La plateforme se referma toute seule. Jake rabatta l’écran. Il avait l’air perdu.

« Hey, lui ai-je dit doucement, ça va aller ?

– Ouais… non… je ne sais pas….m’a-t-il dit, à cran.

-Ecoute… Je comprends que tu sois perdu… Tout ça est incroyable… Pour moi aussi. Mais je pense qu’on ne pourra rien faire de plus ce soir. Demain, tu iras voir l’endroit où est censée habiter ta sœur, et puis on cherchera un moyen de te faire rentrer chez toi… Mais là, aujourd’hui, essaye de te détendre, mec. On peut faire ce que tu veux. Je veux juste que tu te sentes un peu mieux. « Profite du voyage »… ».

Il me regarda, un léger sourire au coin des lèvres. « Ouais… tu as raison, a-t-il répondu ».

Il ne voulait pas sortir. Il voulait juste rester à l’appartement. Alors on a ouvert une bière, on a pris de quoi grignoter, et on a passé une bonne partie de la nuit à discuter. On a appris à mieux se connaître. C’était incroyable.
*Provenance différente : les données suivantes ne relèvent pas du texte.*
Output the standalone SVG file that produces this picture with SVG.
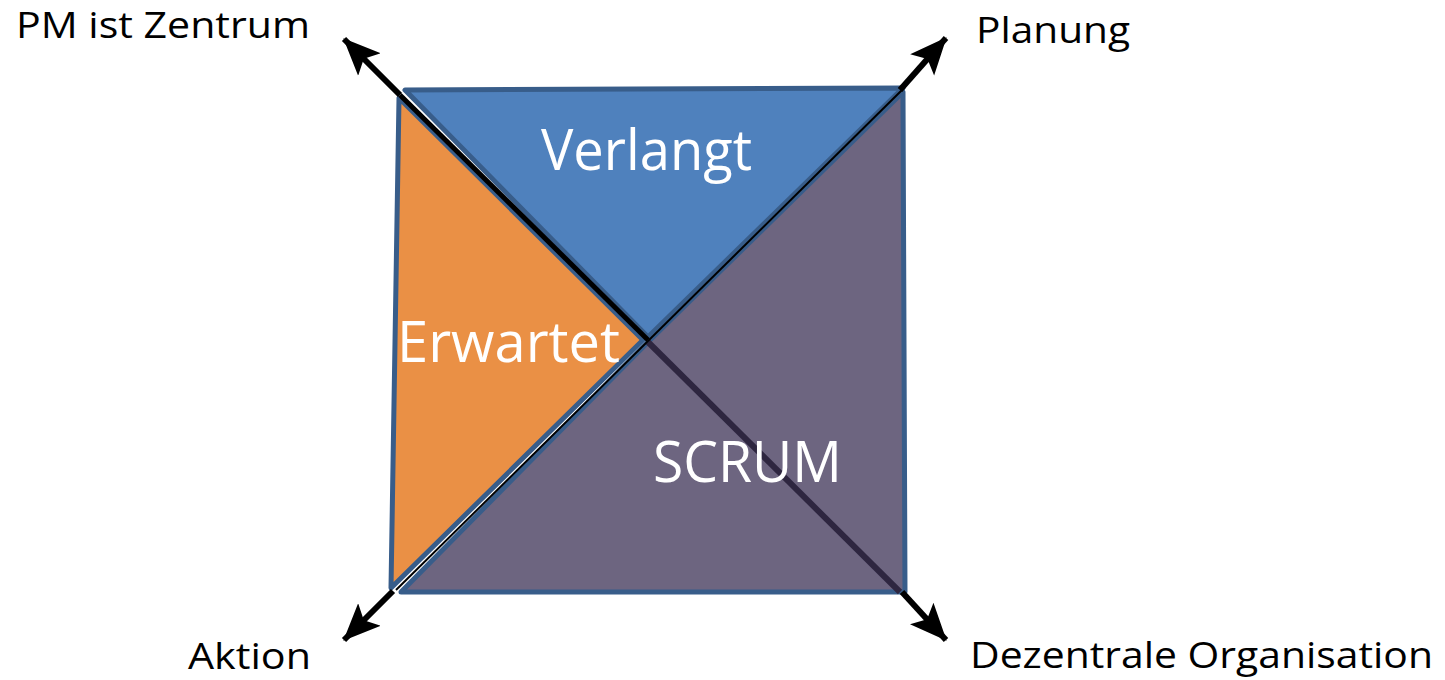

Il m’a parlé de sa vie, de son enfance dans une ville côtière du Yorkshire. Il m’a parlé de sa famille, sa maman espagnole et son papa anglais, sans oublier Liv, sa grande sœur qu’il adorait. Il m’a parlé de ses malheurs. Le décès de ses parents dans un accident d’avion. La culpabilité qu’il traînait avec lui, à cause de la dispute qu’il avait eu avec son père, qu’ils n’avait pas pu se réconcilier avant qu’il meurt… Il m’a parlé de son ex-fiancée, Helen. De l’amour immense qu’il avait eu pour elle, et de la douleur qu’il avait ressentie quand elle l’avait quitté.
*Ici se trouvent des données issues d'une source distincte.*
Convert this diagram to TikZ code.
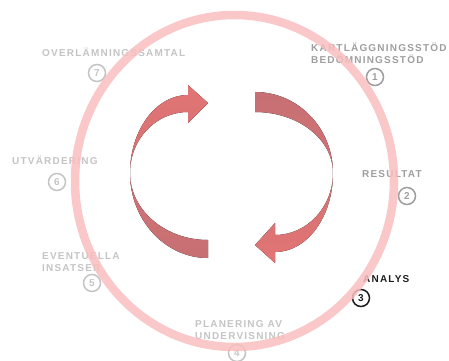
\documentclass[tikz,border=0pt]{standalone}
\usepackage{fontspec}
\newfontfamily\lblfont[LetterSpace=12]{Liberation Sans}
\newfontfamily\numfont{Liberation Sans}
\usetikzlibrary{positioning}

\definecolor{ringpink}{RGB}{249,190,190}
\definecolor{softgray}{RGB}{196,196,196}
\definecolor{midgray}{RGB}{158,158,158}
\definecolor{nearblack}{RGB}{30,30,30}
\definecolor{arrowred}{RGB}{226,116,116}
\definecolor{arrowmauve}{RGB}{198,112,116}

\newcommand{\stacked}[2]{\begin{tabular}[t]{@{}l@{}}#1\\#2\end{tabular}}

\tikzset{
	lbl/.style={anchor=base west, inner sep=0pt, font=\lblfont\bfseries\fontsize{10}{12}\selectfont},
	numdot/.style={circle, draw, line width=1.5pt, minimum size=17pt, inner sep=0pt, font=\numfont\bfseries\fontsize{10}{10}\selectfont},
}

\begin{document}
\begin{tikzpicture}[x=1pt, y=-1pt]

	\useasboundingbox (0, 0) rectangle (449, 360);

	% labels
	\node [lbl, softgray]		(ovl)		at (42, 56)		{OVERLÄMNINGSSAMTAL};
	\node [lbl, midgray]		(kart)	at (311, 51)	{\stacked{KARTLÄGGNINGSSTÖD}{BEDÖMNINGSSTÖD}};
	\node [lbl, midgray]		(res)		at (362, 177)	{RESULTAT};
	\node [lbl, nearblack]	(ana)		at (363, 282)	{ANALYS};
	\node [lbl, softgray]		(plan)	at (195, 327)	{\stacked{PLANERING AV}{UNDERVISNING}};
	\node [lbl, softgray]		(even)	at (42, 259)	{\stacked{EVENTUELLA}{INSATSER}};
	\node [lbl, softgray]		(utv)		at (12, 164)	{UTVÄRDERING};

	% step numbers
	\node [numdot, midgray]		(n1) at (375, 77)		{1};
	\node [numdot, midgray]		(n2) at (407, 196)	{2};
	\node [numdot, nearblack]	(n3) at (361, 298)	{3};
	\node [numdot, softgray]	(n4) at (237, 353)	{4};
	\node [numdot, softgray]	(n5) at (92, 283)		{5};
	\node [numdot, softgray]	(n6) at (57, 182)		{6};
	\node [numdot, softgray]	(n7) at (97, 73)		{7};

	% outer ring
	\draw [ringpink, line width=8.5pt, opacity=.85] (234.5, 181) ellipse [x radius=159.5, y radius=166];

	% the two curved arrows
	\fill [top color=arrowred, bottom color=arrowmauve]
		(208, 258) .. controls (165, 258) and (130, 220) .. (130, 173)
		.. controls (130, 130) and (156, 95) .. (188, 95)
		-- (188, 85) -- (208, 103) -- (188, 123) -- (188, 112)
		.. controls (156, 112) and (130, 139) .. (130, 173)
		.. controls (130, 210) and (165, 240) .. (208, 240) -- cycle;
	\fill [top color=arrowmauve, bottom color=arrowred]
		(255, 92) .. controls (298, 92) and (333, 128) .. (333, 173)
		.. controls (333, 217) and (307, 252) .. (275, 252)
		-- (275, 263) -- (255, 245) -- (275, 223) -- (275, 235)
		.. controls (307, 235) and (333, 207) .. (333, 173)
		.. controls (333, 139) and (298, 112) .. (255, 112) -- cycle;

\end{tikzpicture}
\end{document}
Tout cela, évidemment, je le savais déjà. J’en avais écrit chaque ligne. Mais l’entendre me dire tout ça, qu’il avait vécu tous ces événements en direct, toute cette souffrance qu’il avait endurée. J’en ai été profondément bouleversé. J’en ai même pleuré. Et le voir devant moi, si fort, s’être relevé à chaque fois et être devenu l’homme qu’il était devenu… J’étais si fier de lui.

Mes larmes ont eu l’air de le bouleverser. Il a mis sa main sur mon épaule, pour me consoler, en me disant que ça allait, que maintenant il allait bien. Que ces malheurs l’avaient fait grandir.

Puis il m’a dit « Allez… arrête de pleurer et parle-moi plutôt de toi… je veux en savoir plus sur ce mec si sympa qui me supporte depuis mon arrivée… ».

Alors je lui ai parlé de moi. Je lui ai tout raconté, comme à un vieux frère que je n’ai plus vu depuis longtemps. Je ne lui ai rien caché. L’absence de mon père, tous ces sentiments que ça avait provoqué en moi, le dévouement de ma mère pour bien m’élever malgré sa maladie… Quand j’ai eu fini, il m’a regardé et il m’a dit « Et bien… on dirait que la vie ne t’a pas fait de cadeau, à toi non plus… ».

Nous avons continué à discuter comme ça pendant un long moment, et puis on a fini par s’endormir, lui dans le vieux divan en cuir, moi à terre, enroulé dans une couverture. Nous avions besoin de repos, car le lendemain allait encore être riche en émotions.